Johann Adam Eyer (1755–1837) was an American fraktur artist.

==Early life and education==
Eyer was a native of Bedminster Township in Bucks County, Pennsylvania. During his career, he taught school in Chester and Lancaster Counties, but in 1786 moved with his entire family to Upper Mount Bethel Township in Northampton County, where he took a position at the Lutheran school. The family moved again in 1801, settling in Hamilton Township in Monroe County, Pennsylvania.

==Career==
Eyer became a schoolteacher and clerk at Christ Hamilton Lutheran Church in Hamilton Township, Pennsylvania. He never married and remained in Hamilton Township until his death; during his career he taught in Mennonite and Lutheran schools.

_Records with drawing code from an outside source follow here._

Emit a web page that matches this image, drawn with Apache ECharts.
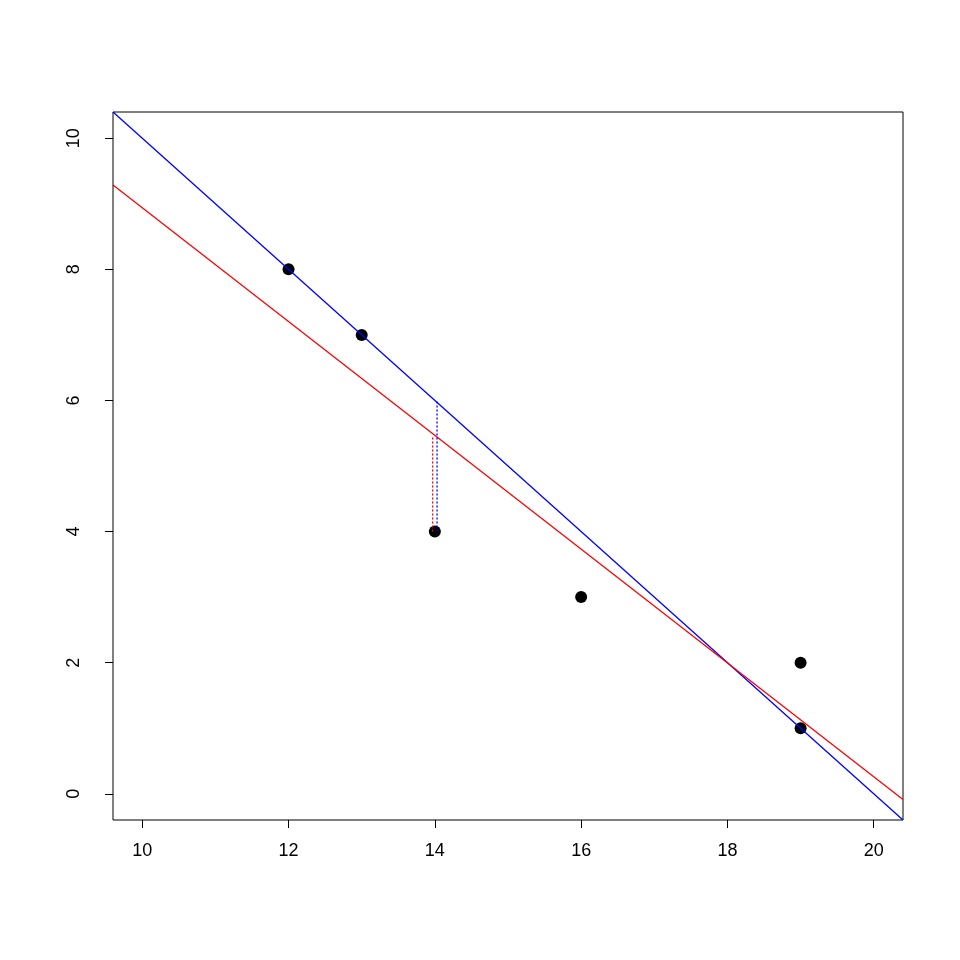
<!DOCTYPE html>
<html><head><meta charset="utf-8">
<script src="https://cdn.jsdelivr.net/npm/echarts@6/dist/echarts.min.js"></script>
<style>html,body{margin:0;background:#fff}#c{width:960px;height:960px}</style>
</head><body><div id="c"></div>
<script>
const xs = [12, 13, 14, 16, 19, 19];
const ys = [8, 7, 4, 3, 2, 1];
const xTicks = [10, 12, 14, 16, 18, 20];
const yTicks = [0, 2, 4, 6, 8, 10];
const trueLine = [20, -1];        // intercept, slope
const fitLine = [17.6209, -0.86813];
const xRange = [9.6, 20.4];
const yRange = [-0.4, 10.4];
const focusX = 14, focusY = 4;

const f = (c, x) => c[0] + c[1] * x;
const F = 'Liberation Sans, Arial, sans-serif';
const sub = c => ({ s: { fontSize: 13, color: c, fontFamily: F, fontWeight: 'bold', verticalAlign: 'bottom', padding: [11, 0, 0, 0] },
                    n: { fontSize: 19, color: c, fontFamily: F, fontWeight: 'bold' } });
const lbl = (x, y, fmt, color) => ({
  type: 'scatter', symbolSize: 0, silent: true, data: [[x, y]], itemStyle: { opacity: 0 },
  label: { show: true, position: 'inside', formatter: fmt, color: color, fontFamily: F, fontSize: 19, rich: sub(color) }
});

const chart = echarts.init(document.getElementById('c'));
chart.setOption({
  animation: false,
  grid: { left: 113, right: 57, top: 112, bottom: 140, show: true, borderColor: '#000', borderWidth: 1 },
  xAxis: { type: 'value', min: xRange[0], max: xRange[1], splitLine: { show: false },
    axisLine: { show: false, onZero: false },
    axisTick: { show: true, length: 8, customValues: xTicks, lineStyle: { color: '#000' } },
    axisLabel: { customValues: xTicks, color: '#000', fontSize: 18, fontFamily: F, margin: 22 } },
  yAxis: { type: 'value', min: yRange[0], max: yRange[1], splitLine: { show: false },
    axisLine: { show: false, onZero: false },
    axisTick: { show: true, length: 8, customValues: yTicks, lineStyle: { color: '#000' } },
    axisLabel: { customValues: yTicks, color: '#000', fontSize: 18, fontFamily: F, rotate: 90, margin: 30 } },
  series: [
    { type: 'line', symbol: 'none', clip: true, lineStyle: { color: '#0000ff', width: 1.3 },
      data: xRange.map(x => [x, f(trueLine, x)]) },
    { type: 'line', symbol: 'none', clip: true, lineStyle: { color: '#ff0000', width: 1.3 },
      data: xRange.map(x => [x, f(fitLine, x)]) },
    { type: 'line', symbol: 'none', lineStyle: { color: '#0000ff', width: 1.3, type: [2, 2] },
      data: [[focusX + 0.03, focusY], [focusX + 0.03, f(trueLine, focusX)]] },
    { type: 'line', symbol: 'none', lineStyle: { color: '#ff0000', width: 1.3, type: [2, 2] },
      data: [[focusX - 0.03, focusY], [focusX - 0.03, f(fitLine, focusX)]] },
    { type: 'scatter', symbolSize: 12, itemStyle: { color: '#000', opacity: 1 }, data: xs.map((x, i) => [x, ys[i]]) },
    lbl(11.2, 9.55, '{n|y=β}{s|0}{n|+β}{s|1}{n|x}', '#0000ff'),
    lbl(11.0, 7.0, '{n|ŷ=b}{s|0}{n|+b}{s|1}{n|x}', '#ff0000'),
    lbl(13.7, 4.5, '{n|û}{s|i}', '#ff0000'),
    lbl(14.3, 5.05, '{n|u}{s|i}', '#0000ff'),
    lbl(14.0, 3.6, '{n|(x}{s|i}{n|,y}{s|i}{n|)}', '#000')
  ]
});
</script></body></html>
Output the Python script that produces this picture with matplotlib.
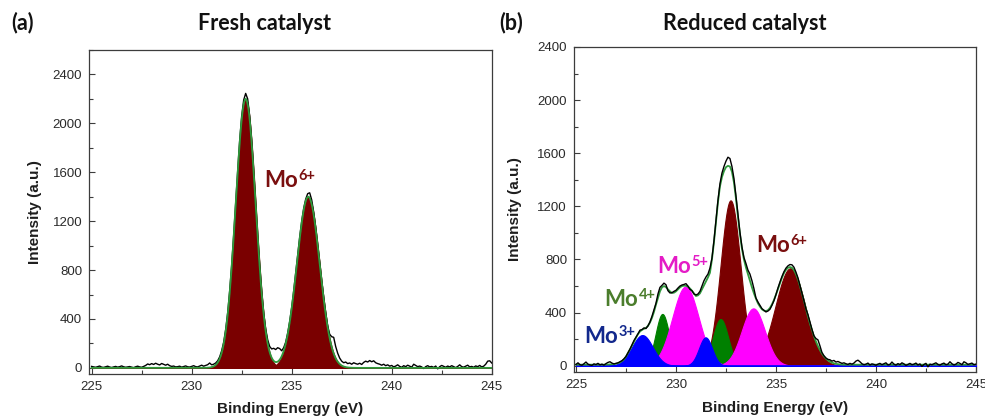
import numpy as np
import matplotlib
matplotlib.use("Agg")
import matplotlib.pyplot as plt
from matplotlib.ticker import MultipleLocator

# ---------------------------------------------------------------------------
# Mo 3d XPS data (binding energy grid, 0.1 eV steps from 225 to 245 eV)
# ---------------------------------------------------------------------------
energy = np.linspace(225.0, 245.0, 201)

# Fresh catalyst: measured counts
fresh_measured = [
    12, 8, 5, 10, 15, 6, 4, 9, 14, 7,
    3, 8, 12, 6, 10, 16, 9, 5, 8, 11,
    6, 2, 9, 14, 8, 5, 12, 20, 32, 26,
    35, 28, 38, 30, 24, 36, 29, 22, 30, 18,
    12, 15, 8, 10, 14, 6, 11, 16, 9, 7,
    12, 18, 10, 8, 15, 22, 14, 20, 26, 40,
    25, 30, 40, 58, 90, 140, 210, 315, 450, 630,
    840, 1085, 1350, 1610, 1860, 2060, 2190, 2245, 2200, 2060,
    1860, 1615, 1350, 1085, 840, 625, 450, 320, 230, 175,
    155, 160, 150, 165, 158, 140, 165, 210, 285, 380,
    495, 630, 775, 925, 1070, 1200, 1305, 1380, 1425, 1432,
    1375, 1275, 1150, 1010, 865, 715, 580, 455, 345, 275,
    255, 250, 175, 120, 80, 55, 42, 48, 35, 40,
    30, 42, 35, 30, 38, 28, 45, 55, 48, 60,
    50, 58, 42, 35, 30, 22, 30, 18, 25, 14,
    20, 8, 15, 25, 12, 5, 18, 10, 22, 14,
    6, 30, 20, 10, 15, 8, -5, 10, 18, 8,
    12, 4, 15, -8, 10, 20, 12, 5, 15, 8,
    18, 10, 2, 12, 25, 10, 6, 14, 22, 8,
    12, 5, 16, 10, 20, 8, 14, 30, 55, 58,
    40,
]

# Fresh catalyst: fitted Mo6+ doublet (3d5/2, 3d3/2)
fresh_mo6_centers = [232.70, 235.83]
fresh_mo6_heights = [2200, 1400]
fresh_mo6_sigmas = [0.50, 0.57]

# Reduced catalyst: measured counts
reduced_measured = [
    10, 22, 8, 4, 15, 28, 12, 6, 3, 14,
    9, 18, 7, 12, 5, 16, 25, 30, 20, 14,
    18, 22, 30, 38, 52, 70, 98, 125, 158, 190,
    215, 240, 268, 272, 285, 280, 300, 330, 372, 420,
    470, 540, 590, 605, 622, 610, 565, 548, 550, 560,
    568, 585, 600, 608, 612, 618, 600, 575, 565, 540,
    533, 540, 560, 600, 640, 668, 690, 735, 810, 940,
    1090, 1245, 1370, 1450, 1500, 1540, 1570, 1560, 1500, 1410,
    1280, 1140, 1005, 895, 815, 770, 720, 690, 640, 580,
    510, 480, 455, 430, 418, 405, 412, 425, 455, 490,
    535, 585, 630, 672, 708, 735, 752, 762, 760, 742,
    705, 662, 605, 548, 490, 428, 385, 330, 275, 225,
    205, 195, 150, 100, 75, 58, 48, 45, 35, 40,
    28, 32, 25, 18, 22, 15, 10, 18, 12, 20,
    35, 42, 30, 15, 8, 12, 20, 6, 14, 10,
    4, 12, 18, 8, 15, 22, 6, 10, 28, 12,
    5, 16, 9, 22, 14, 3, 10, 18, 8, 12,
    20, 6, 14, -5, 10, 18, -8, 12, 8, 15,
    22, 10, 5, 14, 20, 8, 12, 30, 15, 6,
    12, 25, 18, 8, 30, 22, 10, 15, 20, 8,
    12,
]

# Reduced catalyst: fit envelope
reduced_envelope = [
    8, 8, 8, 8, 8, 8, 8, 8, 8, 8,
    8, 8, 8, 8, 8, 9, 9, 10, 11, 12,
    15, 19, 25, 35, 48, 68, 95, 122, 150, 180,
    210, 238, 258, 270, 278, 285, 300, 325, 360, 405,
    460, 510, 560, 590, 600, 592, 575, 560, 548, 550,
    560, 575, 590, 600, 603, 602, 595, 582, 565, 545,
    525, 530, 545, 575, 605, 635, 665, 700, 800, 930,
    1080, 1230, 1350, 1420, 1465, 1495, 1505, 1500, 1460, 1380,
    1260, 1120, 990, 880, 800, 740, 690, 640, 590, 545,
    505, 470, 445, 425, 415, 412, 418, 435, 462, 495,
    535, 578, 622, 662, 697, 722, 738, 743, 738, 720,
    690, 650, 600, 545, 488, 430, 372, 318, 268, 222,
    182, 148, 118, 92, 71, 54, 41, 31, 24, 18,
    14, 12, 10, 9, 8, 8, 8, 8, 8, 8,
    8, 8, 8, 8, 8, 8, 8, 8, 8, 8,
    8, 8, 8, 8, 8, 8, 8, 8, 8, 8,
    8, 8, 8, 8, 8, 8, 8, 8, 8, 8,
    8, 8, 8, 8, 8, 8, 8, 8, 8, 8,
    8, 8, 8, 8, 8, 8, 8, 8, 8, 8,
    8, 8, 8, 8, 8, 8, 8, 8, 8, 8,
    8,
]

# Reduced catalyst: fitted doublets per oxidation state
mo3_centers = [228.32, 231.48]
mo3_heights = [231, 214]
mo3_sigmas = [0.52, 0.33]

mo4_centers = [229.32, 232.23]
mo4_heights = [390, 352]
mo4_sigmas = [0.34, 0.38]

mo5_centers = [230.48, 233.87]
mo5_heights = [596, 432]
mo5_sigmas = [0.66, 0.58]

mo6_centers = [232.73, 235.72]
mo6_heights = [1245, 734]
mo6_sigmas = [0.50, 0.75]

x_ticks = [225, 230, 235, 240, 245]
y_ticks = [0, 400, 800, 1200, 1600, 2000, 2400]

# ---------------------------------------------------------------------------
# Styling
# ---------------------------------------------------------------------------
C_MO3 = "#0000ff"
C_MO4 = "#008000"
C_MO5 = "#ff00ff"
C_MO6 = "#7a0000"
C_ENV = "#2f9a3c"
LBL_MO3 = "#12288c"
LBL_MO4 = "#4b7d2c"
LBL_MO5 = "#e41cc6"
LBL_MO6 = "#7a0f0f"
SPINE = "#3c3c3c"
TICK_TXT = "#2a2a2a"
LABEL_FONT = ["Lato", "DejaVu Sans"]

plt.rcParams["font.family"] = ["Liberation Sans", "DejaVu Sans"]

fine = np.linspace(225.0, 245.0, 4001)


def gaussian(x, center, height, sigma):
    return height * np.exp(-0.5 * ((x - center) / sigma) ** 2)


def draw_doublet(ax, centers, heights, sigmas, color, z):
    for c, h, s in zip(centers, heights, sigmas):
        y = gaussian(fine, c, h, s)
        ax.fill_between(fine, 0, y, facecolor=color, edgecolor=color,
                        linewidth=0.8, zorder=z)


def style_axes(ax, xlim, ylim, xlab_y, ylab_x):
    ax.set_xlim(*xlim)
    ax.set_ylim(*ylim)
    ax.set_xticks(x_ticks)
    ax.set_yticks(y_ticks)
    ax.xaxis.set_minor_locator(MultipleLocator(2.5))
    ax.yaxis.set_minor_locator(MultipleLocator(200))
    ax.tick_params(which="both", direction="in", top=False, right=False,
                   color=SPINE, width=0.8, labelcolor=TICK_TXT,
                   labelsize=9.5)
    ax.tick_params(which="major", length=4.5, pad=5)
    ax.tick_params(which="minor", length=2.8)
    for sp in ax.spines.values():
        sp.set_color(SPINE)
        sp.set_linewidth(0.9)
    ax.set_xlabel("Binding Energy (eV)", fontsize=11, fontweight="bold",
                  color="#1e1e1e")
    ax.set_ylabel("Intensity (a.u.)", fontsize=11, fontweight="bold",
                  color="#1e1e1e")
    ax.xaxis.set_label_coords(0.5, xlab_y)
    ax.yaxis.set_label_coords(ylab_x, 0.5)


state_labels = []


def state_label(ax, x, y, sup, color):
    t = ax.text(x, y, "Mo", ha="left", va="baseline", color=color,
                fontsize=16, fontweight="bold", family=LABEL_FONT, zorder=10)
    state_labels.append((ax, t, sup, color))


fig = plt.figure(figsize=(9.85, 4.19), dpi=100)
ax_a = fig.add_axes([0.0904, 0.1074, 0.4088, 0.7733])
ax_b = fig.add_axes([0.5827, 0.1122, 0.4081, 0.7757])

# ---------------------------- (a) fresh -----------------------------------
draw_doublet(ax_a, fresh_mo6_centers, fresh_mo6_heights, fresh_mo6_sigmas,
             C_MO6, 2)
fresh_env = sum(gaussian(fine, c, h, s) for c, h, s in
                zip(fresh_mo6_centers, fresh_mo6_heights, fresh_mo6_sigmas))
ax_a.plot(energy, fresh_measured, color="black", lw=1.0, zorder=6)
ax_a.plot(fine, fresh_env, color=C_ENV, lw=1.3, zorder=7)
style_axes(ax_a, (224.87, 245.0), (-50, 2600), -0.085, -0.117)
state_label(ax_a, 233.62, 1479, "6+", LBL_MO6)

# ---------------------------- (b) reduced ---------------------------------
draw_doublet(ax_b, mo6_centers, mo6_heights, mo6_sigmas, C_MO6, 2)
draw_doublet(ax_b, mo4_centers, mo4_heights, mo4_sigmas, C_MO4, 3)
draw_doublet(ax_b, mo5_centers, mo5_heights, mo5_sigmas, C_MO5, 4)
draw_doublet(ax_b, mo3_centers, mo3_heights, mo3_sigmas, C_MO3, 5)
ax_b.plot(energy, reduced_envelope, color=C_ENV, lw=1.3, zorder=6)
ax_b.plot(energy, reduced_measured, color="black", lw=1.0, zorder=7)
style_axes(ax_b, (224.9, 245.0), (-47, 2400), -0.09, -0.129)
state_label(ax_b, 225.4, 171, "3+", LBL_MO3)
state_label(ax_b, 226.4, 450, "4+", LBL_MO4)
state_label(ax_b, 229.05, 698, "5+", LBL_MO5)
state_label(ax_b, 234.0, 856, "6+", LBL_MO6)

# ---------------------------- panel titles --------------------------------
title_kw = dict(fontsize=15.5, fontweight="bold", color="#111111",
                family=LABEL_FONT, va="center", ha="center")
fig.text(22 / 985, 1 - 23 / 419, "(a)", **title_kw)
fig.text(265 / 985, 1 - 23 / 419, "Fresh catalyst", **title_kw)
fig.text(511 / 985, 1 - 23 / 419, "(b)", **title_kw)
fig.text(745 / 985, 1 - 23 / 419, "Reduced catalyst", **title_kw)

# superscript charges placed right after each "Mo", raised above its baseline
fig.canvas.draw()
renderer = fig.canvas.get_renderer()
for ax, t, sup, color in state_labels:
    bb = t.get_window_extent(renderer)
    _, base_y = ax.transData.transform(t.get_position())
    sx, sy = ax.transData.inverted().transform((bb.x1 + 1.0, base_y + 7.0))
    ax.text(sx, sy, sup, ha="left", va="baseline", color=color,
            fontsize=10.5, fontweight="bold", family=LABEL_FONT, zorder=10)

fig.savefig("out.png", dpi=100)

Eyer was the eldest son of the family, and in this position presided over the estate of his parents. With his brother Ludwig acting as agent, he founded and developed the town of Bloomsburg, Pennsylvania in 1802. Another brother, Johann Frederick, was a schoolmaster and organist who also produced fraktur. Eyer was friends as well with Andreas Kolb, another fraktur artist and Mennonite minister, with whom he exchanged artworks. In addition to his teaching activities, he was a successful businessman.

Eyer produced hundreds of pieces of fraktur during his career, initially copying pieces produced by Mennonite or Schwenkfelder artists who created writing samples for their students. These he would fold to make a booklet, with four pages and a cover. Cutting a larger sheet in half lengthwise allowed him to produce a book of musical notation, a skill which he passed on to his pupils as well. Later in life he also produced hymnal bookplates, baptismal records, and presentation drawings, as well as illustrated poems. Also extant is a drawing of a soldier's wedding. The Mennonite Heritage Center owns several of his works. Three works are held by the American Folk Art Museum, while 14 are in the Winterthur Museum. Twelve pieces are owned by the Philadelphia Museum of Art, or have been promised to the museum.

Eyer's school roster book survives and has been translated for publication.